The fear that the Somali National Peace Conference will end up in another fight between egos is quite real. Though he has been mentioned as potential candidate to head the Somali Transitional Government, president of the Republic of Somaliland, Mohammed Ibrahim Egal, opposes the conference. A majority of Somaliland’s citizens also support him against the peace effort, as long as it includes their country. But Egal’s rival, former Somaliland president Abdulrahman Tur, has been in Arta since the beginning.

Colonel Abdullahi Yusuf, leader of Ethiopia-sponsored Puntland, is the most aggressive opponent to the conference. Voting delegates however include his own Interior Minister and main leadership contender Hassan Abshire Farah, and former US-favored presidential candidate Mohamed Abshire, who claim to represent Puntland. Yusuf faced demonstrations in Puntland against his boycott and in support of the talks. Farah resigned especially to attend the peace deliberations.

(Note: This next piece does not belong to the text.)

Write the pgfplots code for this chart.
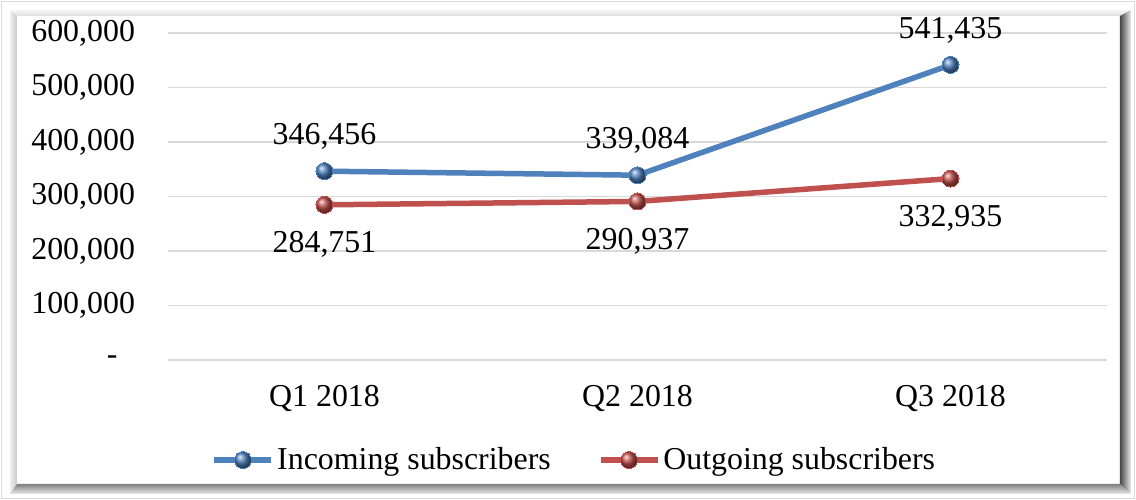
\documentclass[border=0pt]{standalone}
\usepackage{pgfplots}
\pgfplotsset{compat=1.18}
\usepackage{fontspec}
\setmainfont{Liberation Serif}
\definecolor{incblue}{RGB}{79,129,189}
\definecolor{outred}{RGB}{192,80,77}
\definecolor{gridgray}{RGB}{217,217,217}
\begin{document}
\begin{tikzpicture}
\path[use as bounding box] (-84bp,-70bp) rectangle (484bp,180bp);
\begin{scope}[x=0.5bp,y=-0.5bp,shift={(-84bp,180bp)}]
  \fill[white] (0,0) rectangle (1136,500);
  \draw[gray!30, line width=0.6bp] (1.5,1.5) rectangle (1134.5,498.5);
  \shade[left color=gray!12, right color=gray!45] (10,10) -- (17,16) -- (17,484) -- (10,494) -- cycle;
  \shade[top color=gray!8, bottom color=gray!25] (10,10) -- (1131,10) -- (1120,16) -- (17,16) -- cycle;
  \shade[left color=black!72, right color=black!8] (1120,16) -- (1131,10) -- (1131,494) -- (1120,484) -- cycle;
  \shade[top color=black!50, bottom color=black!8] (17,484) -- (1120,484) -- (1131,494) -- (10,494) -- cycle;
\end{scope}
\begin{axis}[
  at={(0,0)}, anchor=south west, scale only axis,
  width=469.5bp, height=163.5bp,
  xmin=-0.5, xmax=2.5, ymin=0, ymax=600000,
  scaled y ticks=false,
  xtick={0,1,2}, xticklabels={Q1 2018, Q2 2018, Q3 2018},
  ytick={0,100000,200000,300000,400000,500000,600000},
  yticklabels={{\makebox[14bp][l]{-}},{100,000},{200,000},{300,000},{400,000},{500,000},{600,000}},
  axis line style={draw=none}, major tick length=0,
  ymajorgrids, grid style={gridgray, line width=0.75bp},
  tick label style={font=\fontsize{16}{19}\selectfont},
  yticklabel style={xshift=-13bp},
  xticklabel style={yshift=-9bp},
  clip=false,
  legend columns=2,
  legend style={at={(0.4334,-0.3058)}, anchor=center, draw=none, fill=none,
    font=\fontsize{16}{19}\selectfont,
    /tikz/every even column/.append style={column sep=22bp},
    nodes={inner sep=1.5bp}},
  legend image code/.code={\draw[#1,mark repeat=2,mark phase=2] plot coordinates {(0bp,0bp)(14.25bp,0bp)(28.5bp,0bp)};},
]
\addplot[incblue, line width=2.75bp, mark=ball, mark size=4.25bp, mark options={ball color=incblue, draw=none, line width=0pt},
  point meta=explicit symbolic, nodes near coords,
  every node near coord/.append style={anchor=center, yshift=17.5bp, text=black, font=\fontsize{16}{19}\selectfont}]
  coordinates {(0,346456) [346,456] (1,339084) [339,084] (2,541435) [541,435]};
\addlegendentry{Incoming subscribers}
\addplot[outred, line width=2.75bp, mark=ball, mark size=4.25bp, mark options={ball color=outred, draw=none, line width=0pt},
  point meta=explicit symbolic, nodes near coords,
  every node near coord/.append style={anchor=center, yshift=-20bp, text=black, font=\fontsize{16}{19}\selectfont}]
  coordinates {(0,284751) [284,751] (1,290937) [290,937] (2,332935) [332,935]};
\addlegendentry{Outgoing subscribers}
\end{axis}
\end{tikzpicture}
\end{document}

Cooperation between Yusuf and Egal - who are engaged in an ongoing border conflict - has on no occassion been as extensive as now while opposing the Djibouti plan. That Egal and Yusuf are hesitant to attend the conference is not strange. The past 12 peace plans have not particularly generated much trust. They are afraid to be drawn back into civil war again. This while they have exerted much effort to stabilize their own regions. Thanks to money sent home by the Somali diaspora, the regions have managed to start reviving their economies, notably in the banking and service sector. Somaliland boasts Internet cafes and Puntland's rates for mobile communications are apparently the cheapest in the world.

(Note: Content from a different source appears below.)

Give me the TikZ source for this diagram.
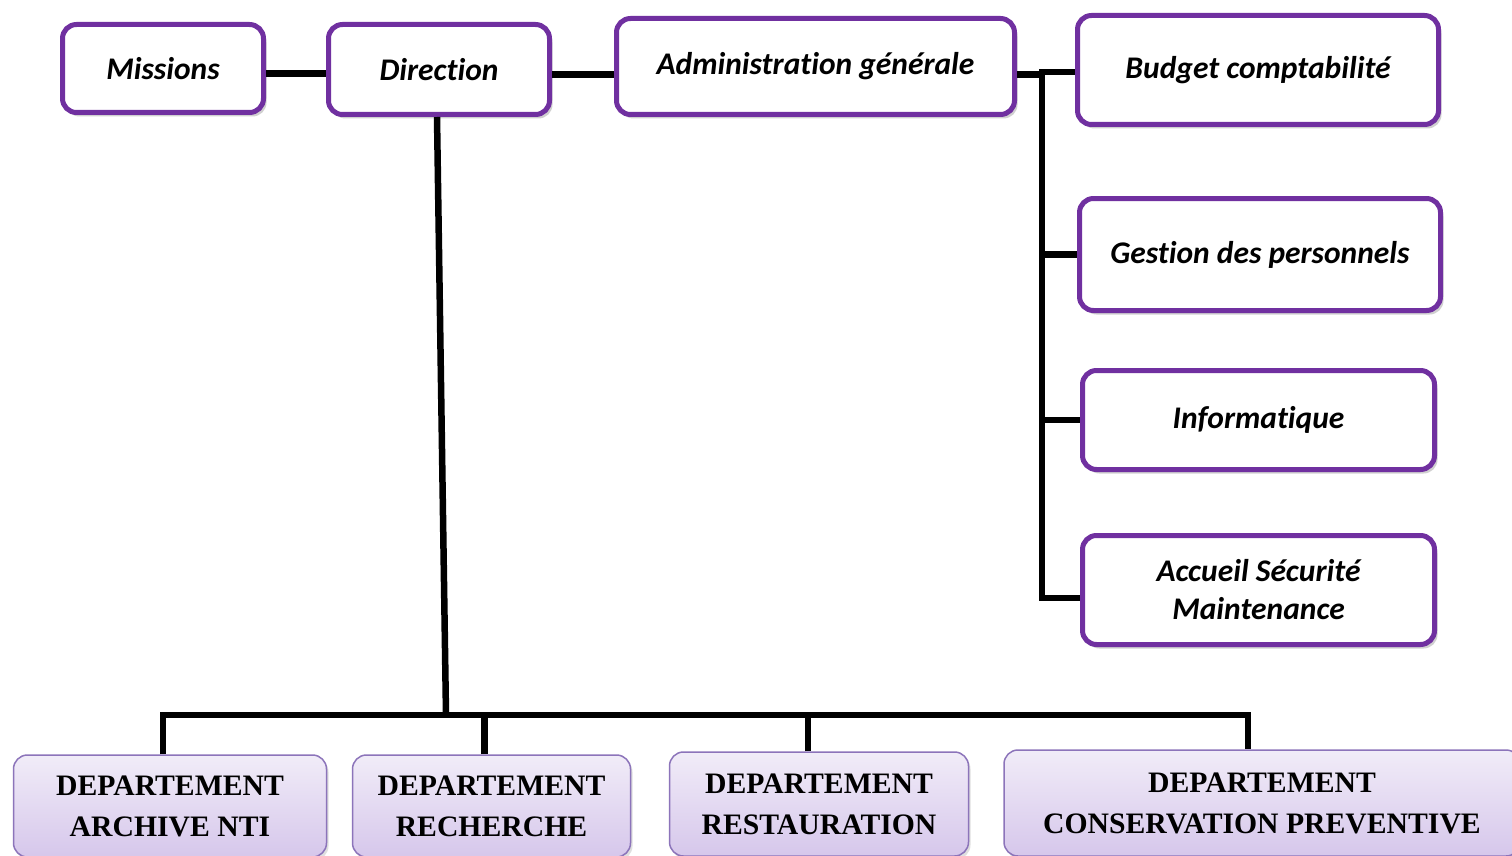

Somalia's south, and Mogadishu, is still the most divided area, and warlords here are relatively strong. Well-known warlord Hussein Aideed, an ex-US marine who succeeded his notorious father General Mohamed Farah Aideed after he was killed in 1996, keeps changing his mind whether he will come to Arta. Though last week he send word that he supported the peace talks 100 percent and would soon arrive, he retracted the statement some days later. Allegedly, his change of mind was influenced by a visit of Egyptian ambassador Saleh Halim, though Halim denies the charge.

Egypt has, in fact, come under mounting attack over its role in the peace talks, amid allegations that Halim urged Aideed and other faction leaders not to attend. Djibouti's envoy in Somalia accused Egypt of sabotaging the peace process, and anti-Egyptian protests have been staged in Mogadishu and elsewhere, with angry crowds burning Egyptian flags. Halim denies the allegation and has stressed Egypt's support for the peace efforts.

Regardless of this Egyptian mystery visit, Aideed’s earlier acceptance came as a bigger surprise than the later retraction. His co-chairman to Mogadishu’s Egyptian brokered Benadir administration and main rival Ali Mahdi Mohammed is in Arta, as well as the leader of the Ethiopia supported Rahanwein Resistance Army (RRA), 'Shatgadud' (red shirt) Dr Hassan Mohammed Noor, who is not a mere rival but nothing less as Aideed's most fervent enemy.

Moreover in the National Charter Baidoa has been named temporary capital - at least until Mogadishu’s infrastructure has been restored. Baidoa is where Aideed earned his first Somali battle experience in 1995, but the valley was later recaptured by the RRA. With this step it is feared the Transitional Government will be heavily subjected to Ethiopian influence. The RRA receives active military assistance from the Ethiopian Defence Forces, which have occupied the nearby Somali town Luuq for almost two years now.

Though hopes for achieving peace and stability through this civil society process are high and not unrealistic, the talks may soon prove to have been the easy part. The main problem will be whether the warlords, their militias and disgruntled representatives who have not managed to get into the new government will accept the authority of the new Assembly. To achieve this, disarmament is essential as the country is literally flooded by small arms and no such significant shift in the power balance is likely to go unchallenged. It will be up to the new government to contain the expected flare-ups of violence. Until even Somalia's strongest adversaries realize that it is better to have a good neighbor than to have a far-away friend, Somalis will continue to live on the sharp edge between war and peace.